Exercise - Starting at the first line of the listing below, retype each line up to and including the one that contains "to[bend left=35, looseness=1.1]". Leave pictures out.

Data excerpt -

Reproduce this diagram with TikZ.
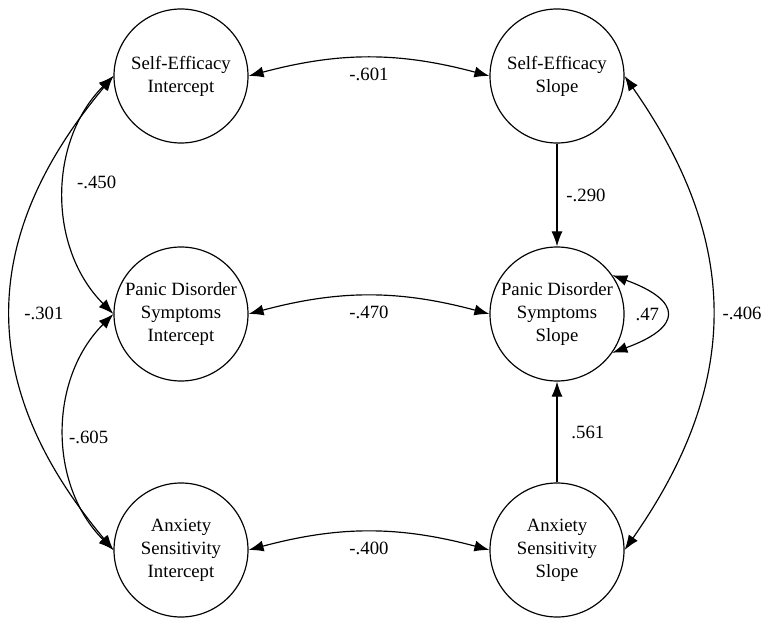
\documentclass[tikz,border=0pt]{standalone}
\usepackage{fontspec}
\setmainfont{Liberation Serif}
\usetikzlibrary{arrows.meta}

\begin{document}
\begin{tikzpicture}[
        latent/.style={draw, circle, line width=1pt, minimum size=4.02cm, inner sep=0pt, align=center, font=\fontsize{16}{19.6}\selectfont},
        coef/.style={font=\fontsize{16}{19.6}\selectfont},
        path/.style={line width=1pt, -{Latex[length=0.45cm, width=0.33cm]}},
        cov/.style={line width=1pt, {Latex[length=0.45cm, width=0.33cm]}-{Latex[length=0.45cm, width=0.33cm]}}
    ]
        \useasboundingbox (0,0) rectangle (22.92,18.84);
        \node[latent] (sei) at (5.43,16.56) {Self-Efficacy\\Intercept};
        \node[latent] (ses) at (16.71,16.56) {Self-Efficacy\\Slope};
        \node[latent] (pdi) at (5.43,9.42) {Panic Disorder\\Symptoms\\Intercept};
        \node[latent] (pds) at (16.71,9.42) {Panic Disorder\\Symptoms\\Slope};
        \node[latent] (asi) at (5.43,2.34) {Anxiety\\Sensitivity\\Intercept};
        \node[latent] (ass) at (16.71,2.34) {Anxiety\\Sensitivity\\Slope};

        \draw[cov] (sei.east) to[bend left=15] node[coef, midway, below=0.18cm]{-.601} (ses.west);
        \draw[cov] (pdi.east) to[bend left=15] node[coef, midway, below=0.18cm]{-.470} (pds.west);
        \draw[cov] (asi.east) to[bend left=15] node[coef, midway, below=0.18cm]{-.400} (ass.west);

        \draw[cov] (sei.west) to[bend right=45] node[coef, pos=0.45, right=0.24cm]{-.450} (pdi.west);
        \draw[cov] (pdi.west) to[bend right=45] node[coef, pos=0.52, right]{-.605} (asi.west);
        \draw[cov] (sei.west) to[bend right=40, looseness=1.15] node[coef, midway, right=0.27cm]{-.301} (asi.west);
        \draw[cov] (ses.east) to[bend left=35, looseness=1.1] node[coef, midway, right=0.18cm]{-.406} (ass.east);

        \draw[path] (ses) -- node[coef, right=0.15cm]{-.290} (pds);
        \draw[path] (ass) -- node[coef, right=0.3cm]{.561} (pds);
        \draw[cov] (pds.35) .. controls +(-20:2.25) and +(20:2.25) .. node[coef, midway, left=0.05cm]{.47} (pds.-35);
    \end{tikzpicture}
\end{document}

Response to the task -
Reproduce this diagram with TikZ.
\documentclass[tikz,border=0pt]{standalone}
\usepackage{fontspec}
\setmainfont{Liberation Serif}
\usetikzlibrary{arrows.meta}

\begin{document}
\begin{tikzpicture}[
        latent/.style={draw, circle, line width=1pt, minimum size=4.02cm, inner sep=0pt, align=center, font=\fontsize{16}{19.6}\selectfont},
        coef/.style={font=\fontsize{16}{19.6}\selectfont},
        path/.style={line width=1pt, -{Latex[length=0.45cm, width=0.33cm]}},
        cov/.style={line width=1pt, {Latex[length=0.45cm, width=0.33cm]}-{Latex[length=0.45cm, width=0.33cm]}}
    ]
        \useasboundingbox (0,0) rectangle (22.92,18.84);
        \node[latent] (sei) at (5.43,16.56) {Self-Efficacy\\Intercept};
        \node[latent] (ses) at (16.71,16.56) {Self-Efficacy\\Slope};
        \node[latent] (pdi) at (5.43,9.42) {Panic Disorder\\Symptoms\\Intercept};
        \node[latent] (pds) at (16.71,9.42) {Panic Disorder\\Symptoms\\Slope};
        \node[latent] (asi) at (5.43,2.34) {Anxiety\\Sensitivity\\Intercept};
        \node[latent] (ass) at (16.71,2.34) {Anxiety\\Sensitivity\\Slope};

        \draw[cov] (sei.east) to[bend left=15] node[coef, midway, below=0.18cm]{-.601} (ses.west);
        \draw[cov] (pdi.east) to[bend left=15] node[coef, midway, below=0.18cm]{-.470} (pds.west);
        \draw[cov] (asi.east) to[bend left=15] node[coef, midway, below=0.18cm]{-.400} (ass.west);

        \draw[cov] (sei.west) to[bend right=45] node[coef, pos=0.45, right=0.24cm]{-.450} (pdi.west);
        \draw[cov] (pdi.west) to[bend right=45] node[coef, pos=0.52, right]{-.605} (asi.west);
        \draw[cov] (sei.west) to[bend right=40, looseness=1.15] node[coef, midway, right=0.27cm]{-.301} (asi.west);
        \draw[cov] (ses.east) to[bend left=35, looseness=1.1] node[coef, midway, right=0.18cm]{-.406} (ass.east);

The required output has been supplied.